── Supplied data ──

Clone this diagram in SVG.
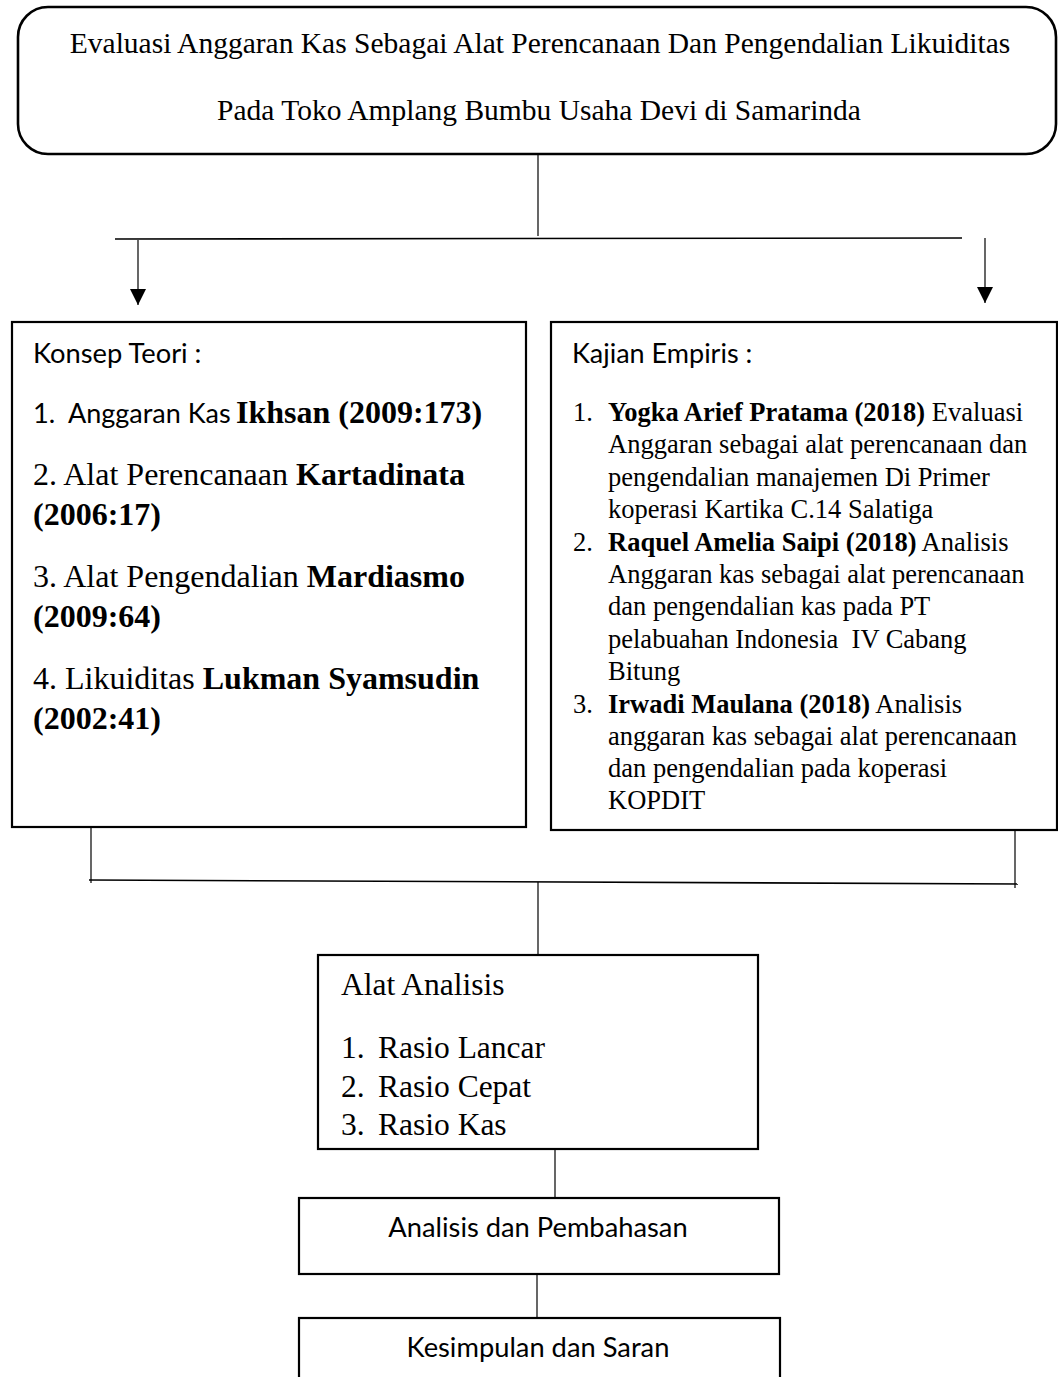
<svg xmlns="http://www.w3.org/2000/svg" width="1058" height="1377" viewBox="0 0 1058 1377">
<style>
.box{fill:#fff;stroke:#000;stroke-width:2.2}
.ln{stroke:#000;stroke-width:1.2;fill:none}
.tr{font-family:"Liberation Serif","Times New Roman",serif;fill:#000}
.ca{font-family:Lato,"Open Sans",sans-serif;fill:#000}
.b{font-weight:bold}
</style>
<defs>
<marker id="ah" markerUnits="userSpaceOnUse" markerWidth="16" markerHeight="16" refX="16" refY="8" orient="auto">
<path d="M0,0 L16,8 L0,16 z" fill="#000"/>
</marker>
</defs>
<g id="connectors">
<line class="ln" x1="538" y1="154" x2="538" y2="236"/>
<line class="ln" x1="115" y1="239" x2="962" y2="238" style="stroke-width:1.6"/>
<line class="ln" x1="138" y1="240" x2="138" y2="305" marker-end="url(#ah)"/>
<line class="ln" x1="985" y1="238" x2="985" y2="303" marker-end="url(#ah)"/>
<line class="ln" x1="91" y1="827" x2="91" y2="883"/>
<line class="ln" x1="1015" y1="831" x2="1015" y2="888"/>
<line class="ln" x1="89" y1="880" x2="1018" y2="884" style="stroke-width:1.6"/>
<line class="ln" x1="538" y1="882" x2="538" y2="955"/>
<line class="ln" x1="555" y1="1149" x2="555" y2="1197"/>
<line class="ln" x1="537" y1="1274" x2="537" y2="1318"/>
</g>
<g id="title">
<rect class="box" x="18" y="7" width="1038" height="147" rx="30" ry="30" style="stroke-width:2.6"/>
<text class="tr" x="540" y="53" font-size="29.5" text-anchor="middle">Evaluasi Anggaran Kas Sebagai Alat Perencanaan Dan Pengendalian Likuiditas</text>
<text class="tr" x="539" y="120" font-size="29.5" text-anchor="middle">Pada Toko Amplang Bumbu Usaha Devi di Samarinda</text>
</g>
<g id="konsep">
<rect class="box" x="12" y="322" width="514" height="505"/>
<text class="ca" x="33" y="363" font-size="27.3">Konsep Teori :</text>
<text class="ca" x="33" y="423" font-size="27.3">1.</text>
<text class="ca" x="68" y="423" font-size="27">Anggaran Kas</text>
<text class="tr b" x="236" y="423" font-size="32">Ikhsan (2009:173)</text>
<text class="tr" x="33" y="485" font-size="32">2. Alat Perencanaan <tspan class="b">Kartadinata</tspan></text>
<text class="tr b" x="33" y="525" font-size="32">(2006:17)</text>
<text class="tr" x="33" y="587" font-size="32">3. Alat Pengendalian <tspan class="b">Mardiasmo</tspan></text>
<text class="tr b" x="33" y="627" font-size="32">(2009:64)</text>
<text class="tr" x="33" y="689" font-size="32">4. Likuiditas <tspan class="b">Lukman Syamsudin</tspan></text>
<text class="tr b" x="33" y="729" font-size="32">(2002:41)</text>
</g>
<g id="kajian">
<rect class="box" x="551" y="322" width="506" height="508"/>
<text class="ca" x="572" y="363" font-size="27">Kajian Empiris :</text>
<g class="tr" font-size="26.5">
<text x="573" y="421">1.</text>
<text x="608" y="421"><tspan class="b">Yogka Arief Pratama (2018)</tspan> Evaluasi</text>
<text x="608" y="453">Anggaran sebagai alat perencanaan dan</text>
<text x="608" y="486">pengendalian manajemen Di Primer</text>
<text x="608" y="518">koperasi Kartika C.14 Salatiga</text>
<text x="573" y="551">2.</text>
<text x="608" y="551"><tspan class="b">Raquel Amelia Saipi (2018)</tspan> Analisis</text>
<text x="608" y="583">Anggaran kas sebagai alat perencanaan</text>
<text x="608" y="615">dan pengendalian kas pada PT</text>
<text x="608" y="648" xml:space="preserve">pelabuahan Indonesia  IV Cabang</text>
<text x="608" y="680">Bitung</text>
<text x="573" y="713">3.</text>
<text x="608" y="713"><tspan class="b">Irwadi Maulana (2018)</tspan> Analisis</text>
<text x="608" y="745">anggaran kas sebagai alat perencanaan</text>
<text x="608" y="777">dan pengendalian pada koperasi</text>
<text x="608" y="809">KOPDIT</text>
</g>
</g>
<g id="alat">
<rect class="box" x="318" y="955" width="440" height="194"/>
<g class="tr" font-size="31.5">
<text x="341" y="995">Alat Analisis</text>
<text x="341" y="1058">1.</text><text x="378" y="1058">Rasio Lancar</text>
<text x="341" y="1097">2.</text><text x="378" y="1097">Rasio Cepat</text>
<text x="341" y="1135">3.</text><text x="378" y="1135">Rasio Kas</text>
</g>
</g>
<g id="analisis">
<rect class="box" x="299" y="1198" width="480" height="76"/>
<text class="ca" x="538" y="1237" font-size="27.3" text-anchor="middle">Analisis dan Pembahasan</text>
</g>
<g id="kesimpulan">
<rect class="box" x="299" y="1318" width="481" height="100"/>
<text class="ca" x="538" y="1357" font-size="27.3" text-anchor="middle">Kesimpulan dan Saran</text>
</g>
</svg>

───

- _What to produce_
Take the listing and print it again exactly, but without any pictures.

- _Complete answer_
Clone this diagram in SVG.
<svg xmlns="http://www.w3.org/2000/svg" width="1058" height="1377" viewBox="0 0 1058 1377">
<style>
.box{fill:#fff;stroke:#000;stroke-width:2.2}
.ln{stroke:#000;stroke-width:1.2;fill:none}
.tr{font-family:"Liberation Serif","Times New Roman",serif;fill:#000}
.ca{font-family:Lato,"Open Sans",sans-serif;fill:#000}
.b{font-weight:bold}
</style>
<defs>
<marker id="ah" markerUnits="userSpaceOnUse" markerWidth="16" markerHeight="16" refX="16" refY="8" orient="auto">
<path d="M0,0 L16,8 L0,16 z" fill="#000"/>
</marker>
</defs>
<g id="connectors">
<line class="ln" x1="538" y1="154" x2="538" y2="236"/>
<line class="ln" x1="115" y1="239" x2="962" y2="238" style="stroke-width:1.6"/>
<line class="ln" x1="138" y1="240" x2="138" y2="305" marker-end="url(#ah)"/>
<line class="ln" x1="985" y1="238" x2="985" y2="303" marker-end="url(#ah)"/>
<line class="ln" x1="91" y1="827" x2="91" y2="883"/>
<line class="ln" x1="1015" y1="831" x2="1015" y2="888"/>
<line class="ln" x1="89" y1="880" x2="1018" y2="884" style="stroke-width:1.6"/>
<line class="ln" x1="538" y1="882" x2="538" y2="955"/>
<line class="ln" x1="555" y1="1149" x2="555" y2="1197"/>
<line class="ln" x1="537" y1="1274" x2="537" y2="1318"/>
</g>
<g id="title">
<rect class="box" x="18" y="7" width="1038" height="147" rx="30" ry="30" style="stroke-width:2.6"/>
<text class="tr" x="540" y="53" font-size="29.5" text-anchor="middle">Evaluasi Anggaran Kas Sebagai Alat Perencanaan Dan Pengendalian Likuiditas</text>
<text class="tr" x="539" y="120" font-size="29.5" text-anchor="middle">Pada Toko Amplang Bumbu Usaha Devi di Samarinda</text>
</g>
<g id="konsep">
<rect class="box" x="12" y="322" width="514" height="505"/>
<text class="ca" x="33" y="363" font-size="27.3">Konsep Teori :</text>
<text class="ca" x="33" y="423" font-size="27.3">1.</text>
<text class="ca" x="68" y="423" font-size="27">Anggaran Kas</text>
<text class="tr b" x="236" y="423" font-size="32">Ikhsan (2009:173)</text>
<text class="tr" x="33" y="485" font-size="32">2. Alat Perencanaan <tspan class="b">Kartadinata</tspan></text>
<text class="tr b" x="33" y="525" font-size="32">(2006:17)</text>
<text class="tr" x="33" y="587" font-size="32">3. Alat Pengendalian <tspan class="b">Mardiasmo</tspan></text>
<text class="tr b" x="33" y="627" font-size="32">(2009:64)</text>
<text class="tr" x="33" y="689" font-size="32">4. Likuiditas <tspan class="b">Lukman Syamsudin</tspan></text>
<text class="tr b" x="33" y="729" font-size="32">(2002:41)</text>
</g>
<g id="kajian">
<rect class="box" x="551" y="322" width="506" height="508"/>
<text class="ca" x="572" y="363" font-size="27">Kajian Empiris :</text>
<g class="tr" font-size="26.5">
<text x="573" y="421">1.</text>
<text x="608" y="421"><tspan class="b">Yogka Arief Pratama (2018)</tspan> Evaluasi</text>
<text x="608" y="453">Anggaran sebagai alat perencanaan dan</text>
<text x="608" y="486">pengendalian manajemen Di Primer</text>
<text x="608" y="518">koperasi Kartika C.14 Salatiga</text>
<text x="573" y="551">2.</text>
<text x="608" y="551"><tspan class="b">Raquel Amelia Saipi (2018)</tspan> Analisis</text>
<text x="608" y="583">Anggaran kas sebagai alat perencanaan</text>
<text x="608" y="615">dan pengendalian kas pada PT</text>
<text x="608" y="648" xml:space="preserve">pelabuahan Indonesia  IV Cabang</text>
<text x="608" y="680">Bitung</text>
<text x="573" y="713">3.</text>
<text x="608" y="713"><tspan class="b">Irwadi Maulana (2018)</tspan> Analisis</text>
<text x="608" y="745">anggaran kas sebagai alat perencanaan</text>
<text x="608" y="777">dan pengendalian pada koperasi</text>
<text x="608" y="809">KOPDIT</text>
</g>
</g>
<g id="alat">
<rect class="box" x="318" y="955" width="440" height="194"/>
<g class="tr" font-size="31.5">
<text x="341" y="995">Alat Analisis</text>
<text x="341" y="1058">1.</text><text x="378" y="1058">Rasio Lancar</text>
<text x="341" y="1097">2.</text><text x="378" y="1097">Rasio Cepat</text>
<text x="341" y="1135">3.</text><text x="378" y="1135">Rasio Kas</text>
</g>
</g>
<g id="analisis">
<rect class="box" x="299" y="1198" width="480" height="76"/>
<text class="ca" x="538" y="1237" font-size="27.3" text-anchor="middle">Analisis dan Pembahasan</text>
</g>
<g id="kesimpulan">
<rect class="box" x="299" y="1318" width="481" height="100"/>
<text class="ca" x="538" y="1357" font-size="27.3" text-anchor="middle">Kesimpulan dan Saran</text>
</g>
</svg>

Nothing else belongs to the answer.